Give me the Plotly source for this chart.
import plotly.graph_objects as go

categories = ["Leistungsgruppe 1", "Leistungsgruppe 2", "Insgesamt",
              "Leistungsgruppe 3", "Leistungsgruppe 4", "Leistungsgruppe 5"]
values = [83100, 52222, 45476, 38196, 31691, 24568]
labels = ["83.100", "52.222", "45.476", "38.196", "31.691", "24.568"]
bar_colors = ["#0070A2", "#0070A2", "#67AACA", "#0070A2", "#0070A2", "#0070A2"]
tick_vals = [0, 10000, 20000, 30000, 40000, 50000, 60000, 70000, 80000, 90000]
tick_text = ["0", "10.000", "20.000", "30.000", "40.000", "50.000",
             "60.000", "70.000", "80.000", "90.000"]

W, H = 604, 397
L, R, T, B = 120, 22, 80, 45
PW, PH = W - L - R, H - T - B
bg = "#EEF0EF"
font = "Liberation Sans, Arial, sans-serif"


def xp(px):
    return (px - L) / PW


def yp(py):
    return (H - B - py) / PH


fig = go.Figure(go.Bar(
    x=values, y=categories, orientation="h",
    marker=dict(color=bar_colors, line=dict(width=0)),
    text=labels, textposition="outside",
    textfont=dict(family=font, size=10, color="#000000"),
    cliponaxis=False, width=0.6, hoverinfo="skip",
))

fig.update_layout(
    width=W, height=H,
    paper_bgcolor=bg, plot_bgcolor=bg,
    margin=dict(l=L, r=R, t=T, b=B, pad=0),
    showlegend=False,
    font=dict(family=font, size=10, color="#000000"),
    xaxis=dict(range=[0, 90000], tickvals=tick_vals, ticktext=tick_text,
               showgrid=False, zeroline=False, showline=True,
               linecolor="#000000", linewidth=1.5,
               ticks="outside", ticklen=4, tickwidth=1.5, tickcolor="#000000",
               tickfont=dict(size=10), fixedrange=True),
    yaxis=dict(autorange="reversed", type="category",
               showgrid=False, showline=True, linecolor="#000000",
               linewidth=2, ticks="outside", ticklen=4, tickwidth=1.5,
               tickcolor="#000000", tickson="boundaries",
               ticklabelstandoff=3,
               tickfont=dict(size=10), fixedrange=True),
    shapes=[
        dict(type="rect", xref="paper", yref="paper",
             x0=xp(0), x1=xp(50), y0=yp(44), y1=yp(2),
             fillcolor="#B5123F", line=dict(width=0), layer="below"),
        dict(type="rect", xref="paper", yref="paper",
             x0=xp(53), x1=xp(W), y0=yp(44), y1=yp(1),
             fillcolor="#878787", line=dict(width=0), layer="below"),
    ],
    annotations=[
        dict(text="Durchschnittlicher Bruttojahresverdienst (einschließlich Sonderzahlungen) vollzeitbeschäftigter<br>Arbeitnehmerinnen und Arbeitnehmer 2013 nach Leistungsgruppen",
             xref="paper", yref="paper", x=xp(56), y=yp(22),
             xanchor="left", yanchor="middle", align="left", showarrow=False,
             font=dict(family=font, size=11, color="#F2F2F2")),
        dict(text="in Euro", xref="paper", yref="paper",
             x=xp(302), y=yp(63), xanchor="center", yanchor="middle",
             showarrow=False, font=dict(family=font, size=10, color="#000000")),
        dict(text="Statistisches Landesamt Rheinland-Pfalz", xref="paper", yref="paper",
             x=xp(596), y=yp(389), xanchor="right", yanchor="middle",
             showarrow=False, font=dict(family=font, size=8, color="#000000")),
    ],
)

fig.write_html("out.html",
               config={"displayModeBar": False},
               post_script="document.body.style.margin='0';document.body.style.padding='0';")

=== Exercise instructions ===
Quote each line of the data above exactly as written.

=== Full output ===
Give me the Plotly source for this chart.
import plotly.graph_objects as go

categories = ["Leistungsgruppe 1", "Leistungsgruppe 2", "Insgesamt",
              "Leistungsgruppe 3", "Leistungsgruppe 4", "Leistungsgruppe 5"]
values = [83100, 52222, 45476, 38196, 31691, 24568]
labels = ["83.100", "52.222", "45.476", "38.196", "31.691", "24.568"]
bar_colors = ["#0070A2", "#0070A2", "#67AACA", "#0070A2", "#0070A2", "#0070A2"]
tick_vals = [0, 10000, 20000, 30000, 40000, 50000, 60000, 70000, 80000, 90000]
tick_text = ["0", "10.000", "20.000", "30.000", "40.000", "50.000",
             "60.000", "70.000", "80.000", "90.000"]

W, H = 604, 397
L, R, T, B = 120, 22, 80, 45
PW, PH = W - L - R, H - T - B
bg = "#EEF0EF"
font = "Liberation Sans, Arial, sans-serif"


def xp(px):
    return (px - L) / PW


def yp(py):
    return (H - B - py) / PH


fig = go.Figure(go.Bar(
    x=values, y=categories, orientation="h",
    marker=dict(color=bar_colors, line=dict(width=0)),
    text=labels, textposition="outside",
    textfont=dict(family=font, size=10, color="#000000"),
    cliponaxis=False, width=0.6, hoverinfo="skip",
))

fig.update_layout(
    width=W, height=H,
    paper_bgcolor=bg, plot_bgcolor=bg,
    margin=dict(l=L, r=R, t=T, b=B, pad=0),
    showlegend=False,
    font=dict(family=font, size=10, color="#000000"),
    xaxis=dict(range=[0, 90000], tickvals=tick_vals, ticktext=tick_text,
               showgrid=False, zeroline=False, showline=True,
               linecolor="#000000", linewidth=1.5,
               ticks="outside", ticklen=4, tickwidth=1.5, tickcolor="#000000",
               tickfont=dict(size=10), fixedrange=True),
    yaxis=dict(autorange="reversed", type="category",
               showgrid=False, showline=True, linecolor="#000000",
               linewidth=2, ticks="outside", ticklen=4, tickwidth=1.5,
               tickcolor="#000000", tickson="boundaries",
               ticklabelstandoff=3,
               tickfont=dict(size=10), fixedrange=True),
    shapes=[
        dict(type="rect", xref="paper", yref="paper",
             x0=xp(0), x1=xp(50), y0=yp(44), y1=yp(2),
             fillcolor="#B5123F", line=dict(width=0), layer="below"),
        dict(type="rect", xref="paper", yref="paper",
             x0=xp(53), x1=xp(W), y0=yp(44), y1=yp(1),
             fillcolor="#878787", line=dict(width=0), layer="below"),
    ],
    annotations=[
        dict(text="Durchschnittlicher Bruttojahresverdienst (einschließlich Sonderzahlungen) vollzeitbeschäftigter<br>Arbeitnehmerinnen und Arbeitnehmer 2013 nach Leistungsgruppen",
             xref="paper", yref="paper", x=xp(56), y=yp(22),
             xanchor="left", yanchor="middle", align="left", showarrow=False,
             font=dict(family=font, size=11, color="#F2F2F2")),
        dict(text="in Euro", xref="paper", yref="paper",
             x=xp(302), y=yp(63), xanchor="center", yanchor="middle",
             showarrow=False, font=dict(family=font, size=10, color="#000000")),
        dict(text="Statistisches Landesamt Rheinland-Pfalz", xref="paper", yref="paper",
             x=xp(596), y=yp(389), xanchor="right", yanchor="middle",
             showarrow=False, font=dict(family=font, size=8, color="#000000")),
    ],
)

fig.write_html("out.html",
               config={"displayModeBar": False},
               post_script="document.body.style.margin='0';document.body.style.padding='0';")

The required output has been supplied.